In this work, we consider the impact of allowing for spatial variations in GP kernel parameters when modeling foreground emission in 21 cm component separation analyses. For this purpose, we consider a range of natural modeling variations that allow for different levels of spatial variation. As our baseline, we consider the CP approach adopted in previous analyses, where the foreground GP kernel parameters are assumed to be identical for every LoS. At the next level of spatial variation, we consider the HGP models, where foreground kernel parameters were allowed to vary over a set of superpixels, each with a size of $16\times 16$ normal pixels, with the kernel parameters in turn being regularized through a global hyper-prior. Finally, we consider the NP models, where foreground kernel parameters are assumed to be completely independent along every LoS, with no regularization from any hyper-prior. In all cases, we consider models with two GP kernels, abbreviated as CP2, HGP2 and NP2, and models with three GP kernels, abbreviated as CP3, HGP3 and NP3, respectively. The two-kernel models assume one GP kernel for the H I emission and one GP kernel for the foreground emission. The three-kernel models have an additional foreground kernel to model polarization leakage.

We test the performance of these models against the simulated MeerKLASS-like observations, with a focus on the recovery of the H I signal cubes. At the level of pixels, we find that both HGP3 and NP3 models have smaller residual distributions than the CP3 model, e.g. the standard deviation of the NP3 residual distribution is approximately $30\%$ smaller than for the CP3 residuals. The CP2 model fails to accurately recover the H I signal over the sky, and the NP2 model fails to converge. In these cases, the misspecification of the two-kernel models leads to failures in foreground modeling. The HGP2 model can converge, with a comparable residual distribution to the CP3 model. In this case, the hierarchical model is robust to model misspecification.

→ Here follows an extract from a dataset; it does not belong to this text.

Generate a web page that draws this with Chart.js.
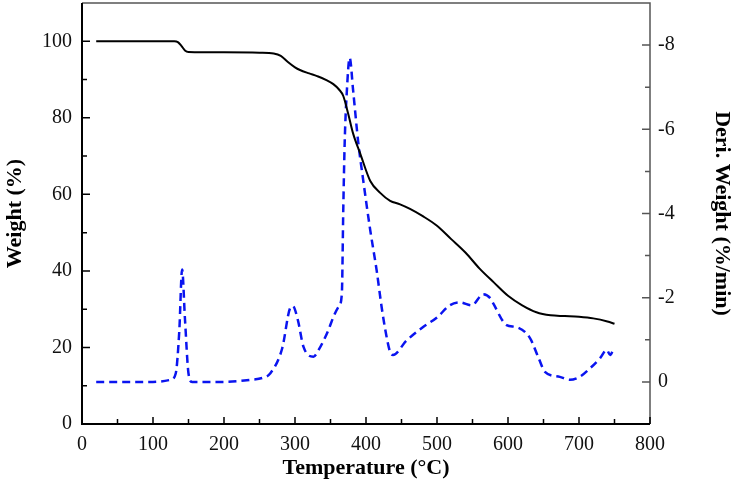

Whilst the NP3 model has the sharpest residual distribution, there are still areas of the sky where the foreground spectrum is incorrectly modeled, similar to the CP3 model. These areas of poor signal recovery are eliminated by the HGP3 model. A more rigorous model comparison is made by performing a LOO-CV analysis and calculating the expected log predictive density of held-out data, $\mathrm{elpd}_{\mathrm{loo}}$ . The NP3 model has the largest value of $\mathrm{elpd}_{\mathrm{loo}}$ , followed by the HGP3, HGP2, and CP3 models. Whilst this seems to indicate that the NP3 model has the best predictive performance, the Pareto- $\hat{k}$ statistics indicate that the importance weighting procedure used to estimate $\mathrm{elpd}_{\mathrm{loo}}$ for the NP3 model is unreliable. This is often caused by serious model misspecification. In the case of the NP3 model, the assumption of complete independence of foreground kernel parameters along every LoS is unrealistic. Moreover, memory constraint means that the full datacube has to be divided into data subsets, with the H I kernel treated independently in each subset. The lack of regularization from a hyper-prior also means that the NP3 model is prone to overfitting. The Pareto- $\hat{k}$ statistics for the remaining models are good, with the best predictive performance obtained with the HGP3 model.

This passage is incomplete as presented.